_What the task requires_: Copy the listing verbatim, excluding any images found in it.
┄┄┄┄┄┄┄┄┄┄┄┄┄┄┄┄┄┄┄┄
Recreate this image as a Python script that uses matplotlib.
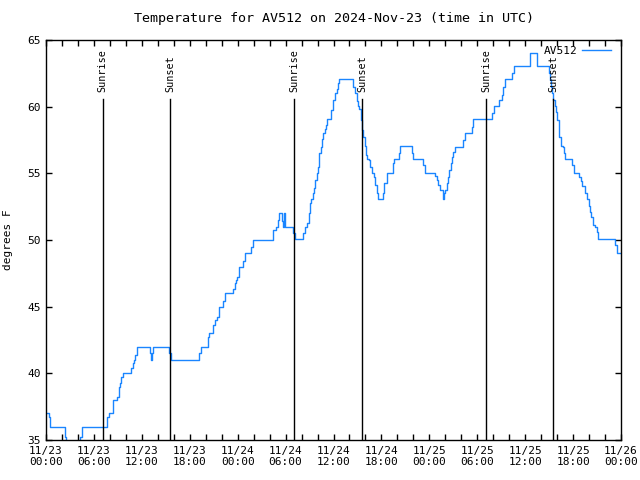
import numpy as np
import matplotlib
matplotlib.use('Agg')
import matplotlib.pyplot as plt

# Temperature readings: hours since 2024-11-23 00:00 UTC, degrees F
hours = [0.00, 0.38, 0.50, 2.34, 2.50, 4.26, 4.55, 7.68, 7.93, 8.43,
         8.93, 9.10, 9.27, 9.43, 9.68, 10.68, 10.85, 11.02, 11.18, 11.36,
         11.43, 13.06, 13.15, 13.27, 13.36, 15.44, 15.62, 19.20, 19.37, 20.32,
         20.45, 20.95, 21.20, 21.37, 21.63, 21.70, 22.20, 22.41, 23.45, 23.67,
         23.79, 23.96, 24.13, 24.20, 24.71, 24.96, 25.67, 25.92, 28.46, 28.76,
         29.01, 29.21, 29.51, 29.63, 29.80, 29.93, 30.97, 31.18, 32.22, 32.47,
         32.72, 32.89, 33.06, 33.22, 33.39, 33.56, 33.72, 33.90, 34.06, 34.22,
         34.40, 34.56, 34.72, 34.90, 35.06, 35.19, 35.69, 35.98, 36.19, 36.40,
         36.56, 36.73, 38.48, 38.73, 38.90, 39.03, 39.23, 39.41, 39.57, 39.73,
         39.91, 40.07, 40.24, 40.41, 40.57, 40.78, 41.07, 41.23, 41.41, 41.53,
         42.24, 42.36, 42.66, 43.41, 43.58, 44.17, 44.29, 45.79, 45.99, 47.25,
         47.50, 48.71, 48.96, 49.09, 49.34, 49.67, 49.75, 49.87, 50.00, 50.17,
         50.34, 50.50, 50.68, 50.84, 51.00, 51.21, 52.26, 52.50, 53.38, 53.51,
         55.81, 56.10, 56.76, 57.10, 57.26, 57.51, 58.31, 58.60, 60.61, 61.52,
         62.95, 63.11, 63.24, 63.36, 63.52, 63.70, 63.86, 64.03, 64.20, 64.28,
         64.45, 64.70, 64.86, 65.03, 65.28, 65.83, 66.12, 66.78, 66.95, 67.12,
         67.53, 67.78, 67.95, 68.12, 68.28, 68.45, 68.78, 68.96, 69.16, 71.25,
         71.54, 71.88]
temps = [37.0, 36.7, 36.0, 35.2, 34.5, 35.25, 36.0, 36.7, 37.0, 38.0,
         38.25, 38.95, 39.3, 39.75, 40.0, 40.4, 40.75, 41.0, 41.4, 41.7,
         42.0, 41.5, 41.0, 41.5, 42.0, 41.5, 41.0, 41.5, 42.0, 42.75,
         43.0, 43.6, 44.0, 44.25, 44.75, 45.0, 45.4, 46.0, 46.3, 46.75,
         47.0, 47.25, 47.75, 48.0, 48.4, 49.0, 49.5, 50.0, 50.75, 51.0,
         51.5, 52.0, 51.4, 51.0, 52.0, 51.0, 50.5, 50.05, 50.5, 51.0,
         51.3, 52.0, 52.75, 53.05, 53.5, 53.9, 54.5, 55.0, 55.5, 56.5,
         57.0, 57.6, 58.0, 58.3, 58.6, 59.05, 59.75, 60.5, 61.05, 61.3,
         61.75, 62.05, 61.5, 61.0, 60.4, 60.05, 59.8, 59.0, 58.25, 57.75,
         57.05, 56.4, 56.1, 56.0, 55.5, 55.0, 54.75, 54.1, 53.5, 53.05,
         53.5, 54.25, 55.0, 55.75, 56.05, 56.5, 57.05, 56.5, 56.1, 55.6,
         55.05, 54.8, 54.5, 54.1, 53.75, 53.4, 53.05, 53.5, 53.75, 54.25,
         54.75, 55.25, 55.75, 56.25, 56.6, 57.0, 57.5, 58.0, 58.5, 59.05,
         59.55, 60.05, 60.5, 60.9, 61.5, 62.05, 62.5, 63.05, 64.05, 63.05,
         62.5, 62.0, 61.5, 61.0, 60.5, 60.05, 59.6, 59.0, 58.5, 57.75,
         57.05, 56.95, 56.55, 56.1, 56.05, 55.6, 55.05, 54.75, 54.4, 54.05,
         53.5, 53.05, 52.55, 52.1, 51.75, 51.1, 51.0, 50.6, 50.05, 49.6,
         49.05, 49.05]

sunrise = [7.08, 31.09, 55.10]
sunset = [15.55, 39.58, 63.53]

tick_hours = np.arange(0, 73, 2)
tick_labels = ['11/23\n00:00', '11/23\n06:00', '11/23\n12:00', '11/23\n18:00',
               '11/24\n00:00', '11/24\n06:00', '11/24\n12:00', '11/24\n18:00',
               '11/25\n00:00', '11/25\n06:00', '11/25\n12:00', '11/25\n18:00',
               '11/26\n00:00']

plt.rcParams['font.family'] = 'DejaVu Sans Mono'
plt.rcParams['font.size'] = 8

fig = plt.figure(figsize=(6.4, 4.8), dpi=100)
ax = fig.add_axes([46 / 640, 40 / 480, 575 / 640, 400 / 480])

ax.plot(hours, temps, drawstyle='steps-post', color='#1a85ff', lw=1.0, label='AV512')

for h in sunrise:
    ax.axvline(h, ymin=0, ymax=0.8525, color='black', lw=1)
    ax.text(h, 0.87, 'Sunrise', rotation=90, ha='center', va='bottom', fontsize=7.3,
            transform=ax.get_xaxis_transform())
for h in sunset:
    ax.axvline(h, ymin=0, ymax=0.8525, color='black', lw=1)
    ax.text(h, 0.87, 'Sunset', rotation=90, ha='center', va='bottom', fontsize=7.3,
            transform=ax.get_xaxis_transform())

ax.set_xlim(0, 72)
ax.set_ylim(35, 65)
ax.set_xticks(tick_hours)
ax.set_xticklabels([tick_labels[i // 3] if i % 3 == 0 else '' for i in range(len(tick_hours))])
ax.set_yticks(np.arange(35, 66, 5))
ax.tick_params(direction='in', top=True, right=True, length=4, width=1, pad=4)
for s in ax.spines.values():
    s.set_linewidth(1)

ax.set_ylabel('degrees F', labelpad=10)
ax.set_title('Temperature for AV512 on 2024-Nov-23 (time in UTC)', pad=13)
ax.legend(loc='upper right', bbox_to_anchor=(0.99, 0.997), frameon=False,
          markerfirst=False, handlelength=2.6, handletextpad=0.4,
          borderaxespad=0.0, fontsize=8)

fig.savefig('out.png', dpi=100)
┄┄┄┄┄┄┄┄┄┄┄┄┄┄┄┄┄┄┄┄
_Result_:
Recreate this image as a Python script that uses matplotlib.
import numpy as np
import matplotlib
matplotlib.use('Agg')
import matplotlib.pyplot as plt

# Temperature readings: hours since 2024-11-23 00:00 UTC, degrees F
hours = [0.00, 0.38, 0.50, 2.34, 2.50, 4.26, 4.55, 7.68, 7.93, 8.43,
         8.93, 9.10, 9.27, 9.43, 9.68, 10.68, 10.85, 11.02, 11.18, 11.36,
         11.43, 13.06, 13.15, 13.27, 13.36, 15.44, 15.62, 19.20, 19.37, 20.32,
         20.45, 20.95, 21.20, 21.37, 21.63, 21.70, 22.20, 22.41, 23.45, 23.67,
         23.79, 23.96, 24.13, 24.20, 24.71, 24.96, 25.67, 25.92, 28.46, 28.76,
         29.01, 29.21, 29.51, 29.63, 29.80, 29.93, 30.97, 31.18, 32.22, 32.47,
         32.72, 32.89, 33.06, 33.22, 33.39, 33.56, 33.72, 33.90, 34.06, 34.22,
         34.40, 34.56, 34.72, 34.90, 35.06, 35.19, 35.69, 35.98, 36.19, 36.40,
         36.56, 36.73, 38.48, 38.73, 38.90, 39.03, 39.23, 39.41, 39.57, 39.73,
         39.91, 40.07, 40.24, 40.41, 40.57, 40.78, 41.07, 41.23, 41.41, 41.53,
         42.24, 42.36, 42.66, 43.41, 43.58, 44.17, 44.29, 45.79, 45.99, 47.25,
         47.50, 48.71, 48.96, 49.09, 49.34, 49.67, 49.75, 49.87, 50.00, 50.17,
         50.34, 50.50, 50.68, 50.84, 51.00, 51.21, 52.26, 52.50, 53.38, 53.51,
         55.81, 56.10, 56.76, 57.10, 57.26, 57.51, 58.31, 58.60, 60.61, 61.52,
         62.95, 63.11, 63.24, 63.36, 63.52, 63.70, 63.86, 64.03, 64.20, 64.28,
         64.45, 64.70, 64.86, 65.03, 65.28, 65.83, 66.12, 66.78, 66.95, 67.12,
         67.53, 67.78, 67.95, 68.12, 68.28, 68.45, 68.78, 68.96, 69.16, 71.25,
         71.54, 71.88]
temps = [37.0, 36.7, 36.0, 35.2, 34.5, 35.25, 36.0, 36.7, 37.0, 38.0,
         38.25, 38.95, 39.3, 39.75, 40.0, 40.4, 40.75, 41.0, 41.4, 41.7,
         42.0, 41.5, 41.0, 41.5, 42.0, 41.5, 41.0, 41.5, 42.0, 42.75,
         43.0, 43.6, 44.0, 44.25, 44.75, 45.0, 45.4, 46.0, 46.3, 46.75,
         47.0, 47.25, 47.75, 48.0, 48.4, 49.0, 49.5, 50.0, 50.75, 51.0,
         51.5, 52.0, 51.4, 51.0, 52.0, 51.0, 50.5, 50.05, 50.5, 51.0,
         51.3, 52.0, 52.75, 53.05, 53.5, 53.9, 54.5, 55.0, 55.5, 56.5,
         57.0, 57.6, 58.0, 58.3, 58.6, 59.05, 59.75, 60.5, 61.05, 61.3,
         61.75, 62.05, 61.5, 61.0, 60.4, 60.05, 59.8, 59.0, 58.25, 57.75,
         57.05, 56.4, 56.1, 56.0, 55.5, 55.0, 54.75, 54.1, 53.5, 53.05,
         53.5, 54.25, 55.0, 55.75, 56.05, 56.5, 57.05, 56.5, 56.1, 55.6,
         55.05, 54.8, 54.5, 54.1, 53.75, 53.4, 53.05, 53.5, 53.75, 54.25,
         54.75, 55.25, 55.75, 56.25, 56.6, 57.0, 57.5, 58.0, 58.5, 59.05,
         59.55, 60.05, 60.5, 60.9, 61.5, 62.05, 62.5, 63.05, 64.05, 63.05,
         62.5, 62.0, 61.5, 61.0, 60.5, 60.05, 59.6, 59.0, 58.5, 57.75,
         57.05, 56.95, 56.55, 56.1, 56.05, 55.6, 55.05, 54.75, 54.4, 54.05,
         53.5, 53.05, 52.55, 52.1, 51.75, 51.1, 51.0, 50.6, 50.05, 49.6,
         49.05, 49.05]

sunrise = [7.08, 31.09, 55.10]
sunset = [15.55, 39.58, 63.53]

tick_hours = np.arange(0, 73, 2)
tick_labels = ['11/23\n00:00', '11/23\n06:00', '11/23\n12:00', '11/23\n18:00',
               '11/24\n00:00', '11/24\n06:00', '11/24\n12:00', '11/24\n18:00',
               '11/25\n00:00', '11/25\n06:00', '11/25\n12:00', '11/25\n18:00',
               '11/26\n00:00']

plt.rcParams['font.family'] = 'DejaVu Sans Mono'
plt.rcParams['font.size'] = 8

fig = plt.figure(figsize=(6.4, 4.8), dpi=100)
ax = fig.add_axes([46 / 640, 40 / 480, 575 / 640, 400 / 480])

ax.plot(hours, temps, drawstyle='steps-post', color='#1a85ff', lw=1.0, label='AV512')

for h in sunrise:
    ax.axvline(h, ymin=0, ymax=0.8525, color='black', lw=1)
    ax.text(h, 0.87, 'Sunrise', rotation=90, ha='center', va='bottom', fontsize=7.3,
            transform=ax.get_xaxis_transform())
for h in sunset:
    ax.axvline(h, ymin=0, ymax=0.8525, color='black', lw=1)
    ax.text(h, 0.87, 'Sunset', rotation=90, ha='center', va='bottom', fontsize=7.3,
            transform=ax.get_xaxis_transform())

ax.set_xlim(0, 72)
ax.set_ylim(35, 65)
ax.set_xticks(tick_hours)
ax.set_xticklabels([tick_labels[i // 3] if i % 3 == 0 else '' for i in range(len(tick_hours))])
ax.set_yticks(np.arange(35, 66, 5))
ax.tick_params(direction='in', top=True, right=True, length=4, width=1, pad=4)
for s in ax.spines.values():
    s.set_linewidth(1)

ax.set_ylabel('degrees F', labelpad=10)
ax.set_title('Temperature for AV512 on 2024-Nov-23 (time in UTC)', pad=13)
ax.legend(loc='upper right', bbox_to_anchor=(0.99, 0.997), frameon=False,
          markerfirst=False, handlelength=2.6, handletextpad=0.4,
          borderaxespad=0.0, fontsize=8)

fig.savefig('out.png', dpi=100)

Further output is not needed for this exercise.